Space Force will undoubtedly mine similar rich ground within the sprawling and often clumsier than not military apparatus and the huge industry that supports it. The controversial metamorphosis of the space launch industry and the migration to commercial access to low earth orbit and possibly beyond is another honey hole that Space Force is sure to exploit for laughs. 

I mean take the news today, Tom Cruise is working with Elon Musk and NASA to shoot an action movie on the International Space Station. There is so much spoofing to do with mega-rich odd-ball tech celebrity personalities alone and society's elevation of wealthy nerds to rockstar status. That is social commentary we desperately need!

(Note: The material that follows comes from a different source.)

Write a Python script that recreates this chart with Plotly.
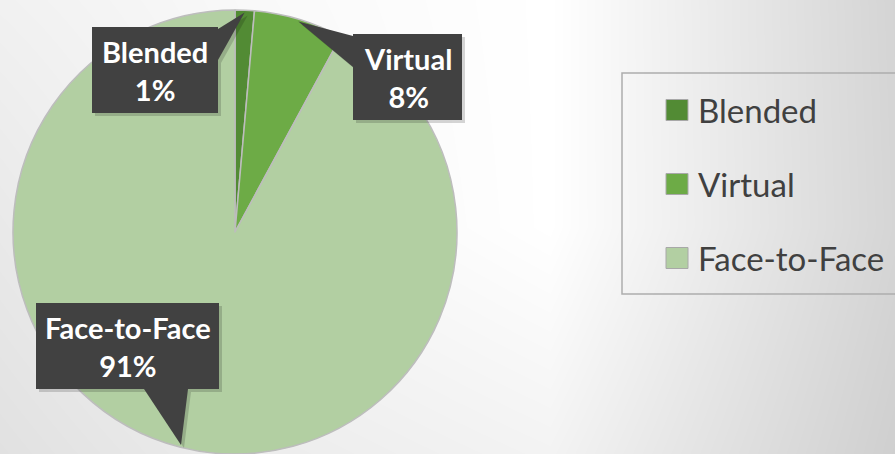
import math
import plotly.graph_objects as go

# ---- data ----
categories = ["Blended", "Virtual", "Face-to-Face"]
shares = [1.4, 6.5, 92.1]            # slice sizes
label_pcts = ["1%", "8%", "91%"]     # data-label text as printed
colors = ["#528B34", "#6DAB46", "#B2CFA2"]

# background shading control grid (grey levels)
bg_x = [-1, 250, 550, 896]
bg_y = [-1, 227, 455]
bg_z = [[241, 249, 255, 212],
        [233, 246, 255, 213],
        [225, 236, 243, 207]]

W, H = 895, 454
cx, cy, R = 235, 232, 222  # pie geometry in pixels

fig = go.Figure()

fig.add_trace(go.Heatmap(
    x=bg_x, y=bg_y, z=bg_z, zsmooth="best",
    colorscale=[[0, "rgb(200,200,200)"], [1, "rgb(255,255,255)"]],
    zmin=200, zmax=255, showscale=False, hoverinfo="skip",
))

fig.add_trace(go.Pie(
    labels=categories, values=shares, sort=False, direction="clockwise",
    rotation=0, textinfo="none", hoverinfo="label+percent",
    marker=dict(colors=colors, line=dict(color="#BDBDBD", width=1.5)),
    showlegend=False,
    domain=dict(x=[(cx - R) / W, (cx + R) / W], y=[1 - (cy + R) / H, 1 - (cy - R) / H]),
))

# ---- callouts ----
boxes = [(92, 27, 218, 113), (353, 34, 462, 120), (36, 303, 219, 389)]
tail_bases = [((218, 29), (218, 60)), ((353, 36), (353, 67)), ((144, 389), (188, 389))]

total = sum(shares)
cum = 0
shapes = []
annotations = []
for i, (name, v) in enumerate(zip(categories, shares)):
    mid = (cum + v / 2) / total * 2 * math.pi
    cum += v
    tx = cx + R * 0.99 * math.sin(mid)
    ty = cy - R * 0.99 * math.cos(mid)
    x0, y0, x1, y1 = boxes[i]
    (ax_, ay_), (bx_, by_) = tail_bases[i]
    off = 3
    fill = "rgba(0,0,0,0.16)"
    shapes.append(dict(type="rect", xref="x", yref="y", x0=x0 + off, y0=y0 + off,
                       x1=x1 + off, y1=y1 + off, fillcolor=fill, line=dict(width=0),
                       layer="above"))
    shapes.append(dict(type="path", xref="x", yref="y",
                       path=f"M{ax_+off},{ay_+off} L{tx+off},{ty+off} L{bx_+off},{by_+off} Z",
                       fillcolor=fill, line=dict(width=0), layer="above"))
    shapes.append(dict(type="rect", xref="x", yref="y", x0=x0, y0=y0, x1=x1, y1=y1,
                       fillcolor="#414141", line=dict(width=0), layer="above"))
    shapes.append(dict(type="path", xref="x", yref="y",
                       path=f"M{ax_},{ay_} L{tx},{ty} L{bx_},{by_} Z",
                       fillcolor="#414141", line=dict(width=0), layer="above"))
    annotations.append(dict(
        x=(x0 + x1) / 2, y=(y0 + y1) / 2, xref="x", yref="y", showarrow=False,
        text=f"<b>{name}</b><br><b>{label_pcts[i]}</b>", align="center",
        font=dict(family="Lato", size=29, color="#FFFFFF"),
        xanchor="center", yanchor="middle",
    ))

# ---- legend ----
leg_x0, leg_y0, leg_x1, leg_y1 = 622, 73, 910, 294
shapes.append(dict(type="rect", xref="x", yref="y", x0=leg_x0, y0=leg_y0, x1=leg_x1, y1=leg_y1,
                   fillcolor="rgba(0,0,0,0)", line=dict(color="#ADADAD", width=1.5), layer="above"))
leg_centers = [110, 184, 258]
for name, col, yc in zip(categories, colors, leg_centers):
    shapes.append(dict(type="rect", xref="x", yref="y", x0=666, y0=yc - 10.5, x1=688, y1=yc + 10.5,
                       fillcolor=col, line=dict(color="#A8A8A8", width=1), layer="above"))
    annotations.append(dict(x=696, y=yc, xref="x", yref="y", showarrow=False, text=name,
                            xanchor="left", yanchor="middle",
                            font=dict(family="Lato", size=33, color="#404040")))

fig.update_layout(
    width=W, height=H, margin=dict(l=0, r=0, t=0, b=0),
    paper_bgcolor="#FFFFFF", plot_bgcolor="#FFFFFF",
    xaxis=dict(range=[0, W], visible=False, fixedrange=True),
    yaxis=dict(range=[H, 0], visible=False, fixedrange=True),
    shapes=shapes, annotations=annotations, showlegend=False,
)

fig.write_html(
    "out.html",
    config={"displayModeBar": False},
    post_script="document.body.style.margin='0';document.body.style.overflow='hidden';",
)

If you work in the defense industry or especially in defense media, sometimes you just have to laugh. There is so much waste, mismanagement, bizarre egos, misplaced bravado, political correctness and political incorrectness, let alone crazy ideas that cost billions of dollars and are extremely destructive by design, it can get outright absurd. The fact that it is all about war, or peace, depending on who you ask, is another dark element that is sometimes hard to quantify.  

With all this in mind, I think Space Force could be a spoof for the ages—a show that is in fact far closer to reality than some may care to believe.

That alone could make this series truly out of this world.

Space Force blasts off on May 29th on Netflix.